Valery Filippov

Personal information
- Born: 28 November 1975 (age 50)

Chess career
- Country: Russia
- Title: Grandmaster (1996)
- FIDE rating: 2553 (July 2026)
- Peak rating: 2639 (April 2004)
- Peak ranking: No. 53 (April 2001)

= Valery Filippov =

Russian chess grandmaster (born 1975)

Valery Filippov (Валерий Владимирович Филиппов; born 28 November 1975) is a Russian Grandmaster (GM) (1996).

==Biography==
Valery Filippov began to achieve significant successes in chess tournaments in the mid-1990s. In 1997, he shared the 2nd place in the Russian Chess Cup final, and in 1998 he took in this tournament 3rd place. In 2000, in Varna Valery Filippov won Academic World Chess Championship, won in Carlos Torre Repetto Memorial in Mérida and in Chigorin Memorial in Saint Petersburg. In 2001, in Kazan he shared 1st place in the Russian Chess Cup final. In 2002, Valery Filippov won Carlos Torre Repetto Memorial for the second time in his career. In 2004, he achieved one of the greatest successes in his career, winning (together with Sergei Rublevsky and Rafael Vaganian) in Aeroflot Open in Moscow. In this same year in Tripoli Valery Filippov also appeared in the FIDE World Chess Championship single-elimination tournament, reaching the third round (in the first two he beat Daniel Cámpora and Loek van Wely, and in the third he lost to Alexander Grischuk).
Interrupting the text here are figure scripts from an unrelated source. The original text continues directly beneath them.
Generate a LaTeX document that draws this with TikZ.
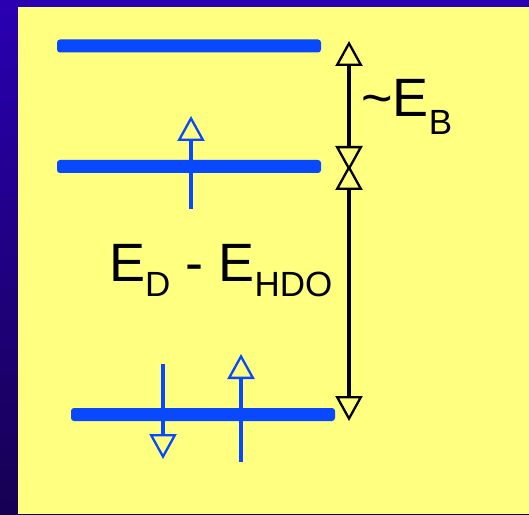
\documentclass[tikz,border=0pt]{standalone}
\usepackage{fontspec}
\setmainfont{Liberation Sans}
\usetikzlibrary{arrows.meta, positioning}

\definecolor{slidetop}{RGB}{42,0,178}
\definecolor{slidebot}{RGB}{22,0,82}
\definecolor{padyellow}{RGB}{255,255,128}
\definecolor{levelblue}{RGB}{8,72,255}

\newcommand{\lowsub}[2]{\raisebox{#1}{\fontsize{35}{38}\selectfont #2}}

\begin{document}
\begin{tikzpicture}[
    x=1pt, y=1pt,
    level/.style ={fill=levelblue, rounded corners=3pt, inner sep=0pt,
                   minimum width=264pt, minimum height=13pt},
    spin/.style  ={draw=levelblue, line width=3.2pt,
                   -{Triangle[open, length=25pt, width=27pt, line width=2.3pt]}},
    gap/.style   ={draw=black, line width=3.2pt,
                   {Triangle[open, length=25pt, width=27pt, line width=2.3pt]}-{Triangle[open, length=25pt, width=27pt, line width=2.3pt]}},
    lbl/.style   ={inner sep=0pt, font=\fontsize{54}{60}\selectfont}
]

%% ── Slide background ─────────────────────────────────────────────
\shade[top color=slidetop, bottom color=slidebot] (0,0) rectangle (529,514);
\fill[padyellow] (18,0) rectangle (529,507);
\useasboundingbox (0,0) rectangle (529,514);

%% ── Energy levels ────────────────────────────────────────────────
\node[level] (lvltop) at (189, 468) {};
\node[level] (lvlmid) at (189, 347.5) {};
\node[level] (lvlbot) at (203, 99.5) {};

%% ── Spin arrows ──────────────────────────────────────────────────
\coordinate (midtail) at (191, 305);
\coordinate (midtip)  at (191, 398);
\coordinate (dntail)  at (163, 150);
\coordinate (dntip)   at (163, 55);
\coordinate (uptail)  at (241, 52);
\coordinate (uptip)   at (241, 160);

\draw[spin] (midtail) -- (midtip);
\draw[spin] (dntail)  -- (dntip);
\draw[spin] (uptail)  -- (uptip);

%% ── Energy gaps ──────────────────────────────────────────────────
\coordinate (gaptop) at (349, 473);
\coordinate (gapmida) at (349, 343);
\coordinate (gapmidb) at (349, 349);
\coordinate (gapbot) at (349, 93);

\draw[gap] (gapmida) -- (gaptop);
\draw[gap] (gapbot) -- (gapmidb);

%% ── Labels ───────────────────────────────────────────────────────
\node[lbl, anchor=base west] (ebind) at (361, 397)
    {\textasciitilde E\lowsub{-18pt}{B}};
\node[lbl, anchor=base west] (edhdo) at (109, 232)
    {E\lowsub{-15pt}{D} - E\lowsub{-15pt}{HDO}};

\end{tikzpicture}
\end{document}
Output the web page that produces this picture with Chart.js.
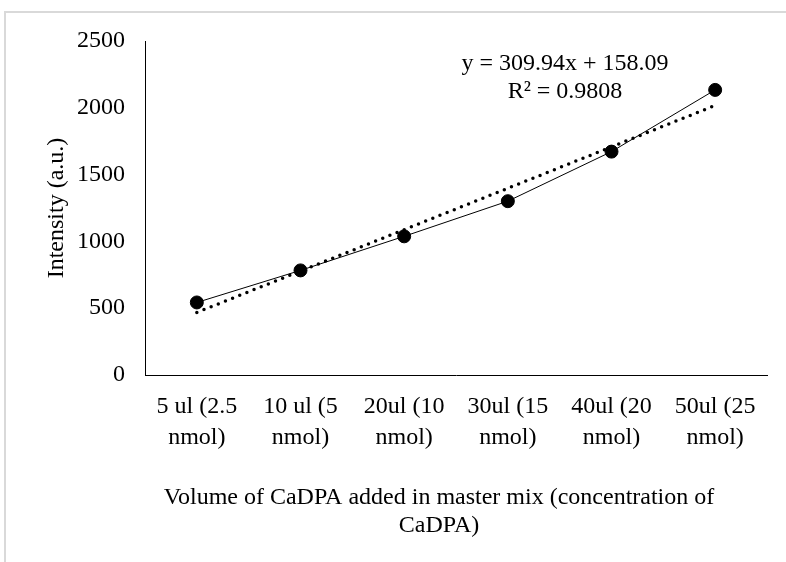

Valery Filippov played for Russia "B" team in the Chess Olympiad:
- In 1998, at second board in the 33rd Chess Olympiad in Elista (+5, =5, -2).

Valery Filippov played for Russia in the European Team Chess Championship:
- In 1999, at first board in the 12th European Team Chess Championship in Batumi (+1, =3, -3).

In 1996, Valery Filippov was awarded the FIDE Grandmaster (GM) title.